A decision will be coming in “weeks” regarding wind energy in Buchanan County.
County commissioners said they are looking at the legality of the proposal and gathering information before making a decision. They said they understand people are looking for a swift decision, but the unprecedented nature of the proposal is the reason the process could take a few weeks moving forward.
Commissioners said the decision should take several weeks, not several months.
The Planning and Zoning Commission presented a total commercial wind ban in a meeting on Feb. 19. The proposal passed through to the county commissioners with an 8-4 vote.
A total ban has been put through in other countries in the region. Sedgwick County, Kansas, the county that includes the city of Wichita, banned wind energy last August.
David Dennis, a county commissioner from Sedgwick County, said the process took around two weeks to make a decision on the ban after planning and zoning put it through to the commissioners.
Dennis said air space and the urban nature of the county were main causes for the ban.
Like Buchanan County, Sedgwick County had multiple public forums before the process got to the commissioners.
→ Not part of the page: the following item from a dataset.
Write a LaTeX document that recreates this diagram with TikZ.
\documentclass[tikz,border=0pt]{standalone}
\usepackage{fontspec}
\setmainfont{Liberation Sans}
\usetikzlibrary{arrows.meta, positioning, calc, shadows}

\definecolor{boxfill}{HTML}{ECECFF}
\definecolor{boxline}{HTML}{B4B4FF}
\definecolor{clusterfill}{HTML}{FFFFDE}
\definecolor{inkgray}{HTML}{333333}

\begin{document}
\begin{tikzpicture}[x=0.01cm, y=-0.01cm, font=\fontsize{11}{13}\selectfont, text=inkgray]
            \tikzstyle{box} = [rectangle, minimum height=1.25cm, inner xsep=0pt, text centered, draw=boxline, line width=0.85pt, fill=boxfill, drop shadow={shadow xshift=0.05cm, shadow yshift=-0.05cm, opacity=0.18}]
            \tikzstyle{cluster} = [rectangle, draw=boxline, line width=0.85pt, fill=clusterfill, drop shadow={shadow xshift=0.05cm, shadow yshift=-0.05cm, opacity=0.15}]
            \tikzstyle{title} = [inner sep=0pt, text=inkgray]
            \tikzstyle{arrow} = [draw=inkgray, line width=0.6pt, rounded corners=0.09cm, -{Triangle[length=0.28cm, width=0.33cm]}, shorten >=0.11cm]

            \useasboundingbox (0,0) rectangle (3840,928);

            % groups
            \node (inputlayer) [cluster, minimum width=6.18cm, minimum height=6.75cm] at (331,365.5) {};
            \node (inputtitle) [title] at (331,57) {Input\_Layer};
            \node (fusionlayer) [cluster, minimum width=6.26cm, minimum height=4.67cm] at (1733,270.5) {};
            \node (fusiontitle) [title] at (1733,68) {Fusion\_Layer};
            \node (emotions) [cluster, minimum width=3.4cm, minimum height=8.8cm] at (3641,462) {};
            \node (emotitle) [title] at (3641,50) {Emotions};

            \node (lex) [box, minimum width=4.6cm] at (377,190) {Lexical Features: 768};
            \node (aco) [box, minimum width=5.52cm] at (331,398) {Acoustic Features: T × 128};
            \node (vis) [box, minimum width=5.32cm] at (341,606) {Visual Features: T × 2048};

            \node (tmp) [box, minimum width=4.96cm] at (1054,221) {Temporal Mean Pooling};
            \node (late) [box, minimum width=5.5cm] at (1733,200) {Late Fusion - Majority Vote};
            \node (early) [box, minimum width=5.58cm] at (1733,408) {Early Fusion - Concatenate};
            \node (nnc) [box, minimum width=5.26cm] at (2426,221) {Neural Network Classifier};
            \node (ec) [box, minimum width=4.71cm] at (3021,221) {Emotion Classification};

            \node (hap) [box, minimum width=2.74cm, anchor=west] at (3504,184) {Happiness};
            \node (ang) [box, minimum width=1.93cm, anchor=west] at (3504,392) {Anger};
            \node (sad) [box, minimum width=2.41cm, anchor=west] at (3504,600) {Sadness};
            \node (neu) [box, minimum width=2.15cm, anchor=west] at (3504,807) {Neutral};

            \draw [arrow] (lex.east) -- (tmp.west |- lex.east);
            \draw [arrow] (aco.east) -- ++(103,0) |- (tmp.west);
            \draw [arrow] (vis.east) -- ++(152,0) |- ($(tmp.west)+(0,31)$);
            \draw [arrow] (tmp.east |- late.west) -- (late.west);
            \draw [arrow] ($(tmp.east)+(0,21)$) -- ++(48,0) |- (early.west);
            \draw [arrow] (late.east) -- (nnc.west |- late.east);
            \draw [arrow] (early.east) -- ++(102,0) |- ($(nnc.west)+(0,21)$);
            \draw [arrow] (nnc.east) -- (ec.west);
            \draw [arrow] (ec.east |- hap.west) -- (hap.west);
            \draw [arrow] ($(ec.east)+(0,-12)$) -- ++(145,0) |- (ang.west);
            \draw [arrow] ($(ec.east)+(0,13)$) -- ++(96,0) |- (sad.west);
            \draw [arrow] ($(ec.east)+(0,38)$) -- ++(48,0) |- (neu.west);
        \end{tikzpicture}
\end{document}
Dennis said that the decision also supported the public interest, which was something that was talked about in great deal at the Buchanan County Planning and Zoning meeting last week.
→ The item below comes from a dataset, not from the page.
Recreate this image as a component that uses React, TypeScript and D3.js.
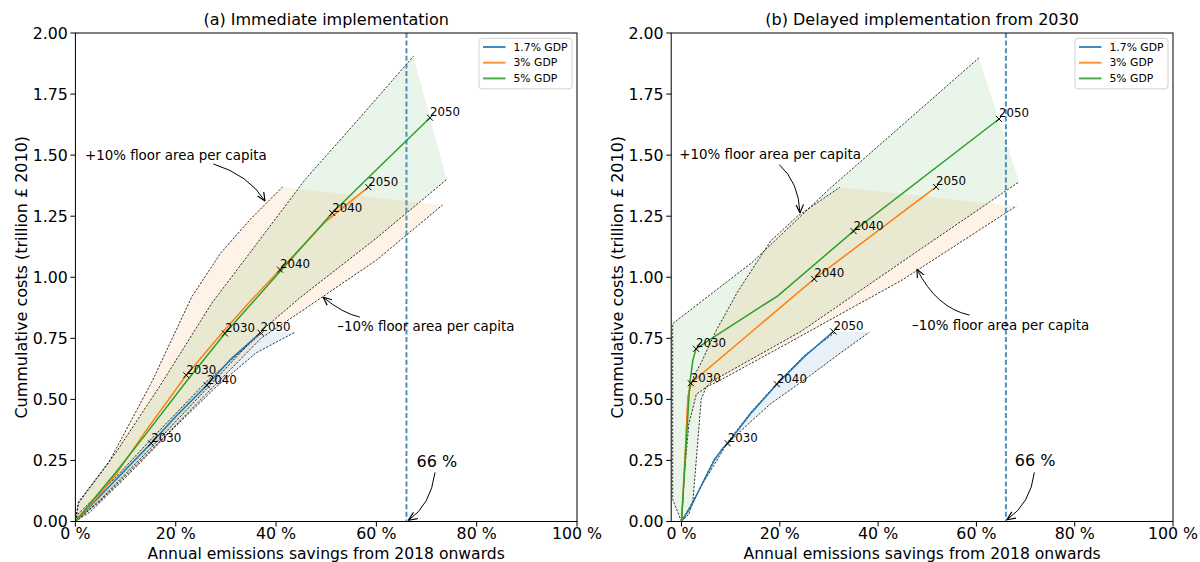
import React from "react";
import * as d3 from "d3";

type Pt = [number, number];

// shared
const gdpLabels = ["1.7% GDP", "3% GDP", "5% GDP"];
const gdpColors = ["#1f77b4", "#ff7f0e", "#2ca02c"];
const xTicks = [0, 20, 40, 60, 80, 100];
const yTicks = [0, 0.25, 0.5, 0.75, 1.0, 1.25, 1.5, 1.75, 2.0];
const target = 66;

// (a) immediate implementation: [% savings, trillion £]
const aBlue: Pt[] = [[0, 0], [4, 0.085], [8, 0.17], [15.1, 0.32], [20, 0.43], [26.2, 0.558], [31, 0.665], [36.9, 0.773]];
const aOrange: Pt[] = [[0, 0], [4, 0.09], [8, 0.19], [14, 0.37], [22.1, 0.599], [30, 0.79], [35, 0.905], [40.8, 1.031], [50, 1.23], [58.4, 1.369]];
const aGreen: Pt[] = [[0, 0], [4, 0.1], [8, 0.2], [14.7, 0.375], [22, 0.57], [29.8, 0.77], [40, 1.005], [51.2, 1.263], [60, 1.44], [70.7, 1.653]];
const aBlueUp: Pt[] = [[0, 0], [0.5, 0.03], [8, 0.18], [15, 0.335], [26, 0.57], [37.5, 0.778]];
const aBlueLo: Pt[] = [[0, 0], [3, 0.04], [10, 0.18], [20, 0.39], [28, 0.55], [36, 0.69], [43.8, 0.775]];
const aOrangeUp: Pt[] = [[0, 0], [0.6, 0.075], [6.6, 0.24], [15.2, 0.57], [23.2, 0.92], [29, 1.1], [35, 1.24], [41.3, 1.37]];
const aOrangeLo: Pt[] = [[0, 0], [5, 0.085], [15, 0.29], [26, 0.52], [37, 0.75], [45, 0.86], [60, 1.07], [73.2, 1.296]];
const aGreenUp: Pt[] = [[0, 0], [0.6, 0.08], [8, 0.28], [17, 0.56], [27.2, 0.894], [37, 1.16], [45.8, 1.4], [57, 1.66], [67.4, 1.905]];
const aGreenLo: Pt[] = [[0, 0], [5, 0.09], [15, 0.3], [26, 0.54], [37, 0.78], [45, 0.92], [60, 1.16], [74, 1.4]];
const aYears: [string, number, number][] = [
  ["2030", 15.1, 0.32], ["2040", 26.2, 0.558], ["2050", 36.9, 0.773],
  ["2030", 22.1, 0.599], ["2040", 40.8, 1.031], ["2050", 58.4, 1.369],
  ["2030", 29.8, 0.77], ["2040", 51.2, 1.263], ["2050", 70.7, 1.653],
];

// (b) delayed implementation from 2030
const bBlue: Pt[] = [[0, 0], [1.9, 0.061], [4.6, 0.17], [6.7, 0.252], [8.4, 0.3], [9.4, 0.32], [14, 0.44], [19.4, 0.562], [25, 0.675], [30.9, 0.778]];
const bOrange: Pt[] = [[0, 0], [0.8, 0.3], [1.3, 0.51], [1.9, 0.566], [14.1, 0.774], [27, 0.993], [51.8, 1.37]];
const bGreen: Pt[] = [[0, 0], [1.7, 0.57], [2.3, 0.66], [2.95, 0.707], [6.7, 0.757], [19.6, 0.924], [35, 1.189], [64.6, 1.648]];
const bBlueUp: Pt[] = [[0, 0], [2, 0.062], [4.6, 0.172], [6.7, 0.255], [9.4, 0.325], [14, 0.445], [19.4, 0.566], [25, 0.68], [31.5, 0.778]];
const bBlueLo: Pt[] = [[0, 0], [4.6, 0.165], [9, 0.31], [12, 0.37], [18, 0.48], [25, 0.58], [32, 0.685], [38.2, 0.775]];
const bOrangeUp: Pt[] = [[0, 0], [0.3, 0.09], [1.3, 0.51], [2.5, 0.595], [4, 0.65], [7, 0.78], [11.4, 0.94], [18.2, 1.15], [23.6, 1.25], [32.2, 1.368]];
const bOrangeLo: Pt[] = [[0, 0], [0.6, 0.2], [1.5, 0.4], [3, 0.52], [5, 0.55], [7.4, 0.573], [22.9, 0.744], [45, 0.99], [68.1, 1.291]];
const bGreenUp: Pt[] = [[0, 0], [-1.8, 0.09], [-1.8, 0.81], [14.3, 1.06], [30, 1.36], [60.5, 1.898]];
const bGreenLo: Pt[] = [[0, 0], [1.5, 0.03], [2.3, 0.08], [3.2, 0.3], [4, 0.5], [5, 0.55], [6.7, 0.58], [24.3, 0.778], [45, 1.065], [68.7, 1.391]];
const bYears: [string, number, number][] = [
  ["2030", 9.4, 0.32], ["2040", 19.4, 0.562], ["2050", 30.9, 0.778],
  ["2030", 1.9, 0.566], ["2040", 27.0, 0.993], ["2050", 51.8, 1.37],
  ["2030", 2.95, 0.707], ["2040", 35.0, 1.189], ["2050", 64.6, 1.648],
];

type Note = { text: string; at: Pt; from: Pt; ctrl: Pt; to: Pt; size: number };

const aNotes: Note[] = [
  { text: "+10% floor area per capita", at: [1.9, 1.482], from: [27.5, 1.464], ctrl: [34.6, 1.418], to: [37.8, 1.312], size: 13.4 },
  { text: "\u201310% floor area per capita", at: [52.2, 0.781], from: [56.7, 0.837], ctrl: [53.3, 0.852], to: [49.4, 0.918], size: 13.4 },
  { text: "66 %", at: [68.0, 0.225], from: [71.7, 0.201], ctrl: [70.8, 0.066], to: [66.4, 0.005], size: 16 },
];
const bNotes: Note[] = [
  { text: "+10% floor area per capita", at: [-0.47, 1.484], from: [19.9, 1.461], ctrl: [23.9, 1.388], to: [24.1, 1.263], size: 13.4 },
  { text: "\u201310% floor area per capita", at: [46.9, 0.783], from: [58.6, 0.845], ctrl: [51.9, 0.874], to: [47.9, 1.033], size: 13.4 },
  { text: "66 %", at: [67.8, 0.227], from: [71.8, 0.201], ctrl: [71.0, 0.073], to: [66.2, 0.007], size: 16 },
];

const FONT = "DejaVu Sans, sans-serif";
const TOP = 33;
const BOTTOM = 521.5;

interface PanelProps {
  id: string;
  title: string;
  left: number;
  right: number;
  xMin: number;
  lines: Pt[][];
  bands: [Pt[], Pt[]][];
  years: [string, number, number][];
  notes: Note[];
}

const Panel: React.FC<PanelProps> = ({ id, title, left, right, xMin, lines, bands, years, notes }) => {
  const x = d3.scaleLinear().domain([xMin, 100]).range([left, right]);
  const y = d3.scaleLinear().domain([0, 2]).range([BOTTOM, TOP]);
  const line = d3.line<Pt>().x((d) => x(d[0])).y((d) => y(d[1]));
  const cx = (left + right) / 2;
  const legX = right - 98;

  return (
    <g fontFamily={FONT}>
      <defs>
        <clipPath id={`clip-${id}`}>
          <rect x={left} y={TOP} width={right - left} height={BOTTOM - TOP} />
        </clipPath>
        <marker id={`arr-${id}`} viewBox="0 0 10 10" refX="9.5" refY="5" markerWidth="9" markerHeight="9" markerUnits="userSpaceOnUse" orient="auto">
          <path d="M0,0.8 L9.5,5 L0,9.2" fill="none" stroke="#000" strokeWidth="1.3" />
        </marker>
      </defs>

      <g clipPath={`url(#clip-${id})`}>
        {bands.map(([up, lo], i) => (
          <path key={`f${i}`} d={line([...up, ...lo.slice().reverse()]) + "Z"} fill={gdpColors[i]} fillOpacity={0.1} />
        ))}
        {bands.map(([up, lo], i) => (
          <g key={`d${i}`} fill="none" stroke="#000" strokeWidth={0.8} strokeDasharray="2.2,1.5">
            <path d={line(up) ?? ""} />
            <path d={line(lo) ?? ""} />
          </g>
        ))}
        {lines.map((l, i) => (
          <path key={`l${i}`} d={line(l) ?? ""} fill="none" stroke={gdpColors[i]} strokeWidth={1.5} />
        ))}
        <line x1={x(target)} x2={x(target)} y1={TOP} y2={BOTTOM} stroke="#1f77b4" strokeOpacity={0.8} strokeWidth={2} strokeDasharray="5,2.6" />
        {years.map(([yr, px, py], i) => (
          <g key={`m${i}`}>
            <path
              d={`M${x(px) - 3},${y(py) - 3}L${x(px) + 3},${y(py) + 3}M${x(px) - 3},${y(py) + 3}L${x(px) + 3},${y(py) - 3}`}
              stroke="#000"
              strokeWidth={1}
            />
            <text x={x(px)} y={y(py) - 1.5} fontSize={11.8} fill="#000">
              {yr}
            </text>
          </g>
        ))}
      </g>

      {notes.map((n, i) => (
        <g key={`n${i}`}>
          <text x={x(n.at[0])} y={y(n.at[1])} fontSize={n.size} fill="#000">
            {n.text}
          </text>
          <path
            d={`M${x(n.from[0])},${y(n.from[1])}Q${x(n.ctrl[0])},${y(n.ctrl[1])} ${x(n.to[0])},${y(n.to[1])}`}
            fill="none"
            stroke="#000"
            strokeWidth={1}
            markerEnd={`url(#arr-${id})`}
          />
        </g>
      ))}

      {/* legend */}
      <rect x={legX} y={38.4} width={93} height={50.5} rx={3} fill="#fff" fillOpacity={0.8} stroke="#d0d0d0" strokeWidth={1} />
      {gdpLabels.map((g, i) => (
        <g key={g}>
          <line x1={legX + 4} x2={legX + 26.5} y1={47 + i * 15.7} y2={47 + i * 15.7} stroke={gdpColors[i]} strokeWidth={2} strokeOpacity={0.85} />
          <text x={legX + 34.5} y={47 + i * 15.7} dy="0.35em" fontSize={10.8} fill="#000">
            {g}
          </text>
        </g>
      ))}

      {/* axes frame */}
      <rect x={left} y={TOP} width={right - left} height={BOTTOM - TOP} fill="none" stroke="#000" strokeWidth={1} />
      {yTicks.map((t) => (
        <g key={`y${t}`}>
          <line x1={left - 5} x2={left} y1={y(t)} y2={y(t)} stroke="#000" />
          <text x={left - 7.5} y={y(t)} dy="0.36em" textAnchor="end" fontSize={15.8}>
            {t.toFixed(2)}
          </text>
        </g>
      ))}
      {xTicks.map((t) => (
        <g key={`x${t}`}>
          <line x1={x(t)} x2={x(t)} y1={BOTTOM} y2={BOTTOM + 5} stroke="#000" />
          <text x={x(t)} y={BOTTOM + 11.5} dy="0.36em" textAnchor="middle" fontSize={15.8}>
            {`${t} %`}
          </text>
        </g>
      ))}
      <text x={cx} y={25} textAnchor="middle" fontSize={16}>
        {title}
      </text>
      <text x={cx} y={558.5} textAnchor="middle" fontSize={15.6}>
        Annual emissions savings from 2018 onwards
      </text>
      <text
        transform={`translate(${left - 54},${(TOP + BOTTOM) / 2}) rotate(-90)`}
        textAnchor="middle"
        dy="0.35em"
        fontSize={16}
      >
        Cummulative costs (trillion £ 2010)
      </text>
    </g>
  );
};

export default function App() {
  return (
    <svg
      width={1200}
      height={562}
      viewBox="0 0 1200 562"
      style={{ position: "absolute", left: 0, top: 0, background: "#fff" }}
    >
      <rect width={1200} height={562} fill="#fff" />
      <Panel
        id="a"
        title="(a) Immediate implementation"
        left={75.4}
        right={577}
        xMin={0}
        lines={[aBlue, aOrange, aGreen]}
        bands={[[aBlueUp, aBlueLo], [aOrangeUp, aOrangeLo], [aGreenUp, aGreenLo]]}
        years={aYears}
        notes={aNotes}
      />
      <Panel
        id="b"
        title="(b) Delayed implementation from 2030"
        left={671.2}
        right={1173}
        xMin={-2.1}
        lines={[bBlue, bOrange, bGreen]}
        bands={[[bBlueUp, bBlueLo], [bOrangeUp, bOrangeLo], [bGreenUp, bGreenLo]]}
        years={bYears}
        notes={bNotes}
      />
    </svg>
  );
}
A topic for discussion last week at the meeting was about the possibility of legal concerns with the commissioners approving the ordinance of a total ban.
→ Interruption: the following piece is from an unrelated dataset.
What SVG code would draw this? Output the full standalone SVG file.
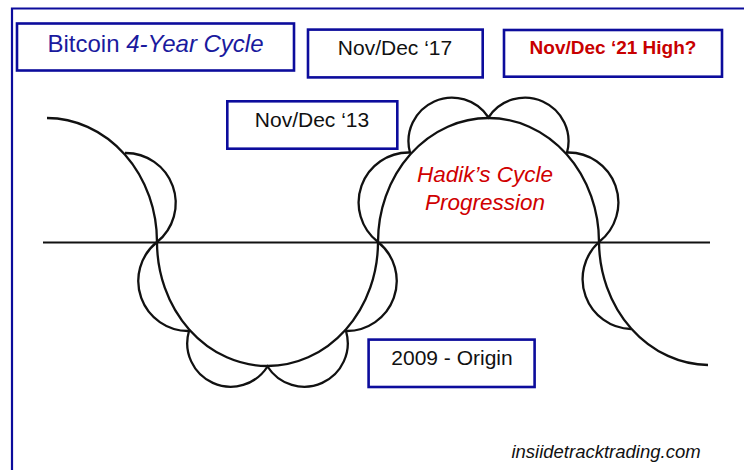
<svg xmlns="http://www.w3.org/2000/svg" width="744" height="470" viewBox="0 0 744 470">
<style>
.box{fill:#fff;stroke:#0c0c9c;stroke-width:2.6}
.frame{fill:none;stroke:#0c0c9c;stroke-width:2.2}
.curve{fill:none;stroke:#111;stroke-width:2.3}
.axis{fill:none;stroke:#111;stroke-width:1.8}
.t{font-family:"Liberation Sans",Arial,sans-serif;text-anchor:middle}
</style>
<rect width="744" height="470" fill="#fff"/>
<g id="frame"><path class="frame" d="M12 470 V8.5 H744"/></g>
<g id="connectors">
<path class="axis" d="M43 242.5 H710"/>
<path class="curve" d="M47 118 A110.5 124 0 0 1 157 242 A110.5 124 0 0 0 378 242 A110.5 124 0 0 1 599 242 A110.5 124 0 0 0 708 365"/>
<path class="curve" d="M125 153 A50 50 0 0 1 157 242"/>
<path class="curve" d="M157 242 A50 50 0 0 0 189 331 A43.5 43.5 0 0 0 267.5 366.5 A43.5 43.5 0 0 0 346 331 A50 50 0 0 0 378 242"/>
<path class="curve" d="M378 242 A50 50 0 0 1 410 152.5 A43.5 43.5 0 0 1 488.5 117.5 A43.5 43.5 0 0 1 567 152.5 A50 50 0 0 1 599 242"/>
<path class="curve" d="M599 242 A50 50 0 0 0 631 329"/>
</g>
<g id="title"><rect class="box" x="17" y="23.5" width="277" height="47"/><text class="t" x="155.5" y="52" font-size="24" fill="#1a1a9e">Bitcoin <tspan font-style="italic">4-Year Cycle</tspan></text></g>
<g id="nov17"><rect class="box" x="308" y="29.6" width="174.7" height="47.8"/><text class="t" x="395" y="55" font-size="21" fill="#111">Nov/Dec ‘17</text></g>
<g id="nov21"><rect class="box" x="504" y="30" width="218" height="46.7"/><text class="t" x="613" y="54" font-size="19" font-weight="bold" fill="#c80000">Nov/Dec ‘21 High?</text></g>
<g id="nov13"><rect class="box" x="227.3" y="101.3" width="170" height="47.4"/><text class="t" x="312" y="127" font-size="21" fill="#111">Nov/Dec ‘13</text></g>
<g id="origin"><rect class="box" x="368.6" y="339.6" width="166" height="47.4"/><text class="t" x="452" y="365" font-size="21" fill="#111">2009 - Origin</text></g>
<g id="hadik"><text class="t" x="485" y="181.5" font-size="22.5" font-style="italic" fill="#d00000">Hadik’s Cycle</text><text class="t" x="485" y="210" font-size="22.5" font-style="italic" fill="#d00000">Progression</text></g>
<g id="credit"><text class="t" x="606" y="457.5" font-size="18.5" font-style="italic" fill="#111">insiidetracktrading.com</text></g>
</svg>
That is something that Dennis said Sedgwick County did not have to worry about due to a case on a total ban in the Flint Hills area of Kansas that reached the Kansas Supreme Court. The Kansas Supreme Court sided in favor of the wind ban in 2004.
The proposal for the wind ban was proposed by Steven Reardon, who represents Marion Township in the northeast area of the county that was a potential target of wind turbines. Members of Friends of Buchanan County, a group of people against wind turbines in the county, have been vocal in the past public forums.
News-Press Now will continue to follow the decision as it develops.